A lawsuit filed in California accuses Colafrancesco, the president of Caritas, of brainwashing people. The suit was filed against Caritas and other organizations by Phillip Kronzer.
Kronzer and his ex-wife once believed that children in the Eastern European town of Medjugorje, Bosnia-Herzegovina, had had miraculous visions of Jesus' mother. Caritas' stated goal is to promote those visions and lead pilgrimages to Medjogorje.
But Kronzer now alleges the visions were a fraud, and he has filed two suits attempting to expose the entire movement as a hoax.
Kronzer's suit accused Colafrancesco of controlling the lives of Caritas residents, who are even told when they may have sex.

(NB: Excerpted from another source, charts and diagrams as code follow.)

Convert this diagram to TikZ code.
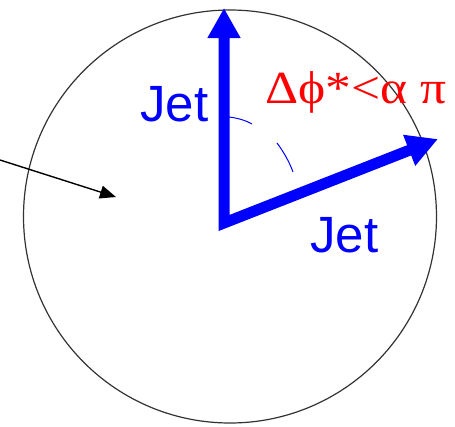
\documentclass[tikz,border=0pt]{standalone}
\usepackage{fontspec}
\setmainfont{Liberation Sans}
\newfontfamily\greekserif[FakeStretch=1.12]{Liberation Serif}
\usetikzlibrary{arrows.meta}
\definecolor{jetblue}{RGB}{0,0,255}
\definecolor{labred}{RGB}{255,0,0}
\tikzset{
  jetarrow/.style={draw=jetblue, line width=11pt, line join=miter,
    {Triangle[length=30pt,width=31pt]}-{Triangle[length=31pt,width=31pt]}},
  jetlabel/.style={text=jetblue, font=\fontsize{51}{51}\selectfont, inner sep=0pt},
  anglemark/.style={draw=jetblue, line width=1pt},
  pointer/.style={draw=black, line width=1.4pt, -{Triangle[length=16pt,width=13pt]}}
}
\begin{document}
\begin{tikzpicture}[x=1pt,y=-1pt]
\useasboundingbox[fill=white] (0,0) rectangle (455,426);
\node[draw=black!80, line width=1.2pt, circle, minimum size=413pt, inner sep=0pt] (ring) at (230,216.5) {};
\coordinate (O) at (224,223);
\coordinate (up) at (224,8);
\coordinate (rt) at (438,139);
\draw[jetarrow] (up) -- (O) -- (rt);
\draw[anglemark] (229,117) .. controls (237,118) and (245,120) .. (252,124);
\draw[anglemark] (277,143) .. controls (283,151) and (289,161) .. (293,172);
\coordinate (src) at (0,160);
\coordinate (dst) at (116,197);
\draw[pointer] (src) -- (dst);
\node[jetlabel, anchor=base west] (jet1) at (140,121) {Jet};
\node[jetlabel, anchor=base west] (jet2) at (310,252) {Jet};
\node[text=labred, inner sep=0pt, anchor=base west, font=\greekserif\fontsize{46}{46}\selectfont] (dphi) at (265,103) {Δϕ*<α π};
\end{tikzpicture}
\end{document}
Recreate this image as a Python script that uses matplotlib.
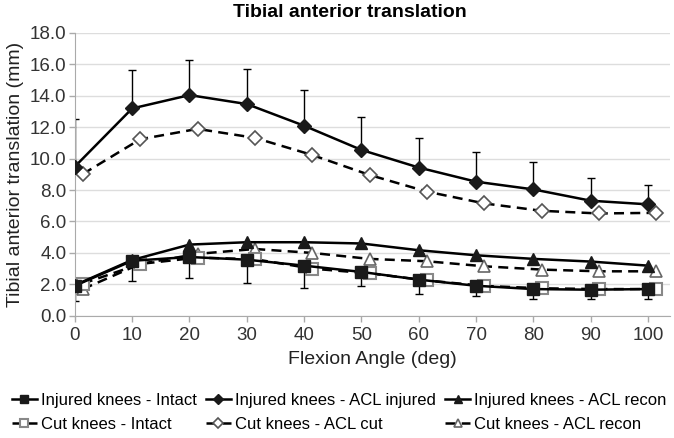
import matplotlib.pyplot as plt

plt.rcParams['font.family'] = ['Liberation Sans', 'DejaVu Sans']

# flexion angles (deg)
angles = [0, 10, 20, 30, 40, 50, 60, 70, 80, 90, 100]

# injured knees
inj_intact = [1.91, 3.50, 3.74, 3.57, 3.19, 2.79, 2.30, 1.91, 1.70, 1.66, 1.70]
inj_intact_err = [1.00, 1.27, 1.36, 1.48, 1.42, 0.92, 0.90, 0.68, 0.61, 0.57, 0.60]
inj_acl = [9.49, 13.19, 14.04, 13.47, 12.09, 10.55, 9.43, 8.53, 8.04, 7.32, 7.09]
inj_acl_err = [3.02, 2.43, 2.22, 2.23, 2.25, 2.09, 1.91, 1.87, 1.73, 1.45, 1.25]
inj_recon = [1.95, 3.55, 4.53, 4.68, 4.68, 4.60, 4.17, 3.85, 3.62, 3.45, 3.19]

# cut knees
cut_intact = [2.05, 3.30, 3.70, 3.60, 3.00, 2.70, 2.25, 1.90, 1.75, 1.70, 1.70]
cut_acl = [9.02, 11.23, 11.89, 11.32, 10.23, 8.96, 7.90, 7.15, 6.68, 6.51, 6.55]
cut_recon = [1.70, 3.30, 3.94, 4.25, 4.00, 3.62, 3.47, 3.15, 2.94, 2.83, 2.83]

OFFSET = 1.4  # cut knees drawn slightly to the right
cut_x = [a + OFFSET for a in angles]

fig = plt.figure(figsize=(6.74, 4.38), dpi=100)
ax = fig.add_axes([0.111, 0.279, 0.883, 0.646])

# error bars (one-sided)
ax.errorbar(angles, inj_acl, yerr=[[0] * len(angles), inj_acl_err], fmt='none',
            ecolor='black', elinewidth=1, capsize=3, capthick=1, zorder=2)
ax.errorbar(angles, inj_intact, yerr=[inj_intact_err, [0] * len(angles)], fmt='none',
            ecolor='black', elinewidth=1, capsize=3, capthick=1, zorder=2)

# cut knees (dashed, open markers)
h_cut_recon, = ax.plot(cut_x, cut_recon, '--', color='black', lw=1.8, marker='^', ms=9,
                       mfc='white', mec='#666666', mew=1.2, dashes=(4, 2.5),
                       label='Cut knees - ACL recon', zorder=3)
h_cut_acl, = ax.plot(cut_x, cut_acl, '--', color='black', lw=1.8, marker='D', ms=7,
                     mfc='white', mec='#555555', mew=1.2, dashes=(4, 2.5),
                     label='Cut knees - ACL cut', zorder=3)
h_cut_intact, = ax.plot(cut_x, cut_intact, '--', color='black', lw=1.8, marker='s', ms=9,
                        mfc='white', mec='#888888', mew=1.5, dashes=(4, 2.5),
                        label='Cut knees - Intact', zorder=3)

# injured knees (solid, filled markers)
h_inj_recon, = ax.plot(angles, inj_recon, '-', color='black', lw=1.8, marker='^', ms=9,
                       mfc='#1a1a1a', mec='#1a1a1a', label='Injured knees - ACL recon', zorder=4)
h_inj_acl, = ax.plot(angles, inj_acl, '-', color='black', lw=1.8, marker='D', ms=7,
                     mfc='#1a1a1a', mec='#1a1a1a', label='Injured knees - ACL injured', zorder=4)
h_inj_intact, = ax.plot(angles, inj_intact, '-', color='black', lw=1.8, marker='s', ms=9,
                        mfc='#1a1a1a', mec='#1a1a1a', label='Injured knees - Intact', zorder=4)

ax.set_xlim(0, 103.8)
ax.set_ylim(0, 18)
ax.set_xticks(angles)
ax.set_yticks([0, 2, 4, 6, 8, 10, 12, 14, 16, 18])
ax.set_yticklabels(['%.1f' % v for v in ax.get_yticks()])
ax.tick_params(labelsize=13.5, labelcolor='#333333', length=4, width=1, color='#aaaaaa', pad=2)
ax.tick_params(axis='x', pad=4)
ax.grid(axis='y', color='#dddddd', lw=1)
ax.set_axisbelow(True)
for loc in ['top', 'right']:
    ax.spines[loc].set_visible(False)
for loc in ['left', 'bottom']:
    ax.spines[loc].set_color('#aaaaaa')

ax.set_xlabel('Flexion Angle (deg)', fontsize=14, color='#222222', labelpad=5)
ax.set_ylabel('Tibial anterior translation (mm)', fontsize=14, color='#222222', labelpad=4)
fig.text(0.519, 0.972, 'Tibial anterior translation', fontsize=14, fontweight='bold',
         ha='center', va='center')

handles = [h_inj_intact, h_cut_intact, h_inj_acl, h_cut_acl, h_inj_recon, h_cut_recon]
fig.legend(handles=handles, labels=[h.get_label() for h in handles], ncol=3,
           loc='lower left', bbox_to_anchor=(-0.005, -0.02), frameon=False,
           fontsize=12, handlelength=1.5, handletextpad=0.25, columnspacing=0.55,
           labelspacing=0.55, markerscale=0.7)

plt.savefig('out.png', dpi=100)
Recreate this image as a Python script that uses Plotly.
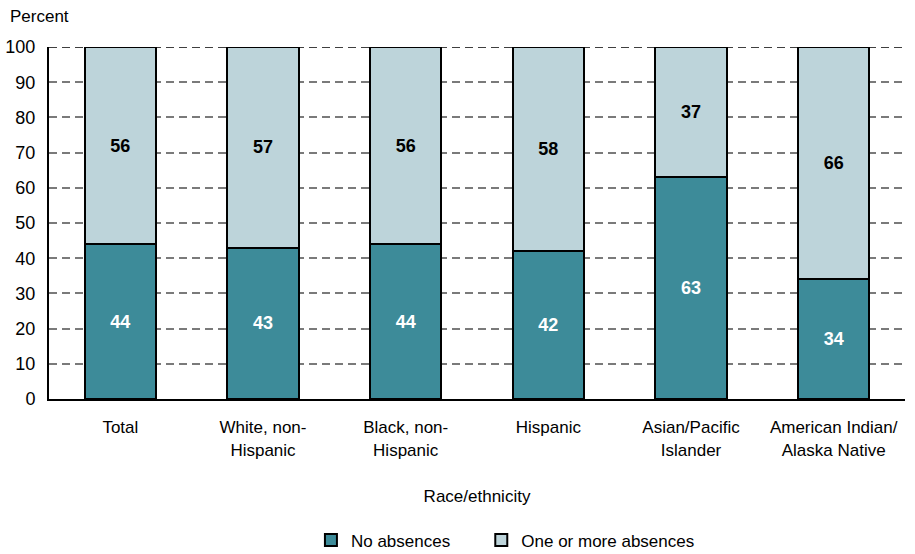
import plotly.graph_objects as go

categories = ["Total", "White, non-<br>Hispanic", "Black, non-<br>Hispanic", "Hispanic",
              "Asian/Pacific<br>Islander", "American Indian/<br>Alaska Native"]
no_absences = [44, 43, 44, 42, 63, 34]
one_or_more = [56, 57, 56, 58, 37, 66]
y_ticks = [0, 10, 20, 30, 40, 50, 60, 70, 80, 90, 100]

FONT = "Liberation Sans Narrow, Liberation Sans, Arial, sans-serif"
DARK = "#3d8b99"
LIGHT = "#bdd4da"

fig = go.Figure()
fig.add_trace(go.Bar(
    x=categories, y=no_absences, name="No absences", legend="legend",
    marker=dict(color=DARK, line=dict(color="black", width=2)),
    text=no_absences, textposition="inside", insidetextanchor="middle",
    textfont=dict(color="white", size=18, family=FONT, weight="bold"),
    textangle=0,
))
fig.add_trace(go.Bar(
    x=categories, y=one_or_more, name="One or more absences", legend="legend2",
    marker=dict(color=LIGHT, line=dict(color="black", width=2)),
    text=one_or_more, textposition="inside", insidetextanchor="middle",
    textfont=dict(color="black", size=18, family=FONT, weight="bold"),
    textangle=0,
))

fig.add_shape(type="line", xref="paper", yref="y", x0=0, x1=1, y0=100, y1=100,
              line=dict(color="black", width=1.5, dash="8px,5px"), layer="below")

fig.add_annotation(text="Percent", xref="paper", yref="paper", x=-0.048, y=1.088,
                   xanchor="left", yanchor="middle", showarrow=False,
                   font=dict(size=17, family=FONT, color="black"))

legend_common = dict(orientation="h", xanchor="left", y=-0.351, yanchor="top",
                     font=dict(size=17, family=FONT), bgcolor="rgba(0,0,0,0)")

fig.update_layout(
    width=915, height=554,
    barmode="stack", bargap=0.5,
    margin=dict(l=49, r=10, t=47, b=155, autoexpand=False),
    plot_bgcolor="white", paper_bgcolor="white",
    font=dict(family=FONT, size=17, color="black"),
    showlegend=True,
    legend=dict(x=0.306, **legend_common),
    legend2=dict(x=0.505, **legend_common),
    uniformtext=dict(mode="show", minsize=10),
)
fig.update_xaxes(
    showline=True, linecolor="black", linewidth=2, ticks="", automargin=False,
    title=dict(text="Race/ethnicity", font=dict(size=17, family=FONT), standoff=32),
    tickfont=dict(size=17, family=FONT), ticklabelstandoff=12,
)
fig.update_yaxes(
    range=[0, 100], tickvals=y_ticks, showline=True, linecolor="black", linewidth=2,
    showgrid=True, gridcolor="#7a7a7a", gridwidth=1.5, griddash="8px,5px",
    zeroline=False, ticks="", tickfont=dict(size=18, family=FONT), ticklabelstandoff=8,
    automargin=False,
)

fig.write_html("out.html", config={"displayModeBar": False},
               post_script="document.body.style.margin='0';document.body.style.overflow='hidden';")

Most residents live in mobile homes on the Caritas property, located southeast of Birmingham. Colafrancesco and his family live in a $118,400 house across the road.
"Adherents are kept under primitive conditions in communal trailers or cabins without adequate heating, running water or sanitation. Children often sleep on the floor because of lack of space," the suit claims.
Caritas, a nonprofit organization that is required to file financial statements with the Internal Revenue Service, reported $3.4 million in assets and $1.5 million in income in 1997.
Flynn, who once ran a Caritas printing operation that distributes materials worldwide, remains a believer in the visions of Mary. He left Caritas because he was unhappy but wants nothing to do with Kronzer's suit.
"That man wants to destroy Medjugorje," said Flynn.
Franciscan priests who live in Medjugorje also have expressed deep reservations about Caritas of Birmingham.
"It appears that the organization does not follow good practice of church discipline as well as the discipline of its members in regard to their ways in which they are organized within," wrote the Rev. Kraljevic Svetozar in an August letter, according to the Post-Herald.